Copy and paste this link into your search browser to watch the documentary.

http://www.organiccommonsense.com/organic/in-our-backyard-a-monsanto-introspective/

Chickpea Salad

(serves  4)

You will need:

1 14 oz can chickpeas (rinsed), or 1 cup cooked chickpeas (you could also use a vareity of other beans)

6 scallions, diced

1 large tomato, diced

1 small green bell pepper, diced

1 small red onion, diced

10-12 black olives, whole or cut into pieces

1 1/2 tbsp capers

2 tbsp chopped parsley

1 tbsp chopped basil

4 hard-boiled eggs, quartered

Dressing:

5 tbsp olive oil

3 tbsp apple cider vinegar

sea salt and fresh ground pepper

1.  Assemble all salad ingredients in large bowl, leave the eggs out for garnishing.

2.  Mix the dressing ingredients together in a separate bowl.

3.  Toss together.  Garnish with the hard-boiled eggs.

Zucchini Spears with Red Onion and Sun-Dried Tomato Salsa

(serves 4)

You will need:

2 medium zucchini, cut into long strips

10 sun-dried tomato pieces, sliced into thin strips or diced (your choice)

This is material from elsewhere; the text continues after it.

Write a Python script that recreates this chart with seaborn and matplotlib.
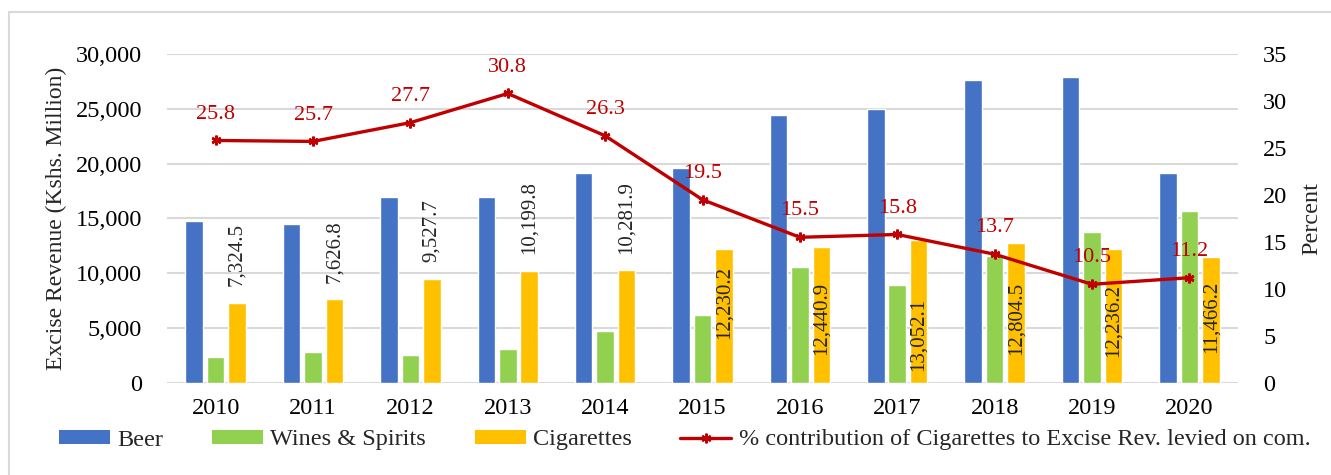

1 red onion, chopped or sliced (your choice)

3/4 cup warm water

3-4 tbsp olive oil

coconut oil

2 large garlic cloves, minced

3 tbsp chopped parsley

2 tbsp chopped basil leaves (purple basil is my favorite)

sea salt and fresh ground pepper

1.  Slice the sun-dried tomatoes into thin strips, place in bowl of warm water and let sit for 15-20 minutes.

2.  In a large wok, saute the onion in coconut oil until soft.  In the meantime, mix the olive oil, chopped parsley and basil, and minced garlic together.  Season with sea salt and ground pepper.  Set aside.

3.  When the onion is soft, add the sun-dried tomatoes and cook for an additional minute.

4.  Add the zucchini slices and cook using a cover to contain the steam  for about 90 seconds, tossing a few times.   Turn off heat and add olive oil mixture.  Toss and let sit for a minute to let the flavors permeate the dish.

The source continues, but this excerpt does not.